The 2016 UAA Swimming and Diving Championships were hosted at UR from Feb. 17–20 at the Webster Aquatic Center.

Though UR’s athletes may have struggled on the aggregate totals, with the men finishing seventh and the women finishing sixth overall, a handful of individuals had notable successes this past weekend.

On the men’s side, sophomore diver Max Adler finished fourth on the one-meter board with a score of 430.50, qualifying him for the NCAA Division III Zone Diving Championship at SUNY Cortland this week.

I’m very excited that I was able to make the qualification, and definitely was not expecting it,” Adler said.

For divers, postseason competition is often about hitting your stride when it matters most.

“The UAA competition where I made the qualification score was definitely the best meet I have had all season,” Adler said, “and my coach had definitely been helping me get into peak shape.”

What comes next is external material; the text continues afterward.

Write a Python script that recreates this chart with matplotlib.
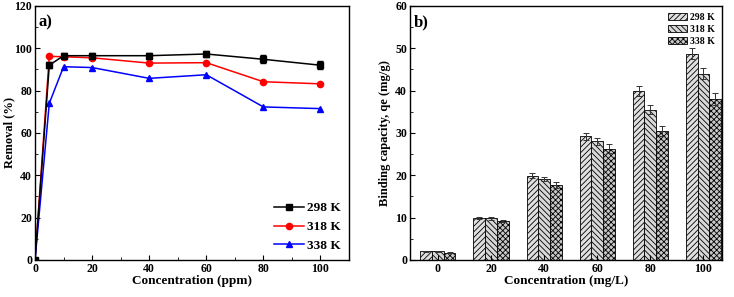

So is it time for Adler to crank up the heat on a blitz for the finish? No, actually. “Before big competitions, the divers taper, or do less dives before the competition, in order to have our full energy and strength to do our best,” the sophomore explained.

While Adler is looking forward, a couple of UR swimmers had athletic officials looking back into the record books, as some history had to be re-written.

Freshman Elliot Schwinn broke a 27-year-old school record on the third day of the UAA Championships. With a time of 4:09.24 in the 400 individual medley, Schwinn was almost a full second faster than the previous UR record held by Derek Brennan, who clocked a time of 4:10.17 back in 1989.  Schwinn also broke his own record in the 1,650 freestyle.

On the women’s side, junior Alex Veech, like Schwinn, broke a record of her own. Veech finished with a time of 1:03.29 in the 100 breaststroke, surpassing her previous record of 1:04.16 and narrowly missing out on a win. She took second place, finishing just .21 seconds behind Emory’s Lizzy Aronof.

“My goal this year was to break a 1:04 in the 100 breast, and, before finals at UAAs, I remember saying to myself how badly I wanted it,” Veech said. “I had to double check which lane I swam in because I just didn’t believe that it happened.”

Veech will compete in Nationals (NCAAs) in Greensboro, North Carolina from March 16-19. She now returns to training with the coaches through spring break until the NCAAs, where she will seat ninth in the country for the 100 breaststroke.

“It seems like a lot of pressure going into the competition, but honestly I’m just gonna have fun with it and see what happens,” Veech said.

Junior diver Danielle Neu won the three-meter board competition, and, in doing so, became the first female UR diver to capture a UAA title. Neu is the first UR swimmer or diver to win a UAA individual championship since 2004, when Karen Gromer won the 200 butterfly.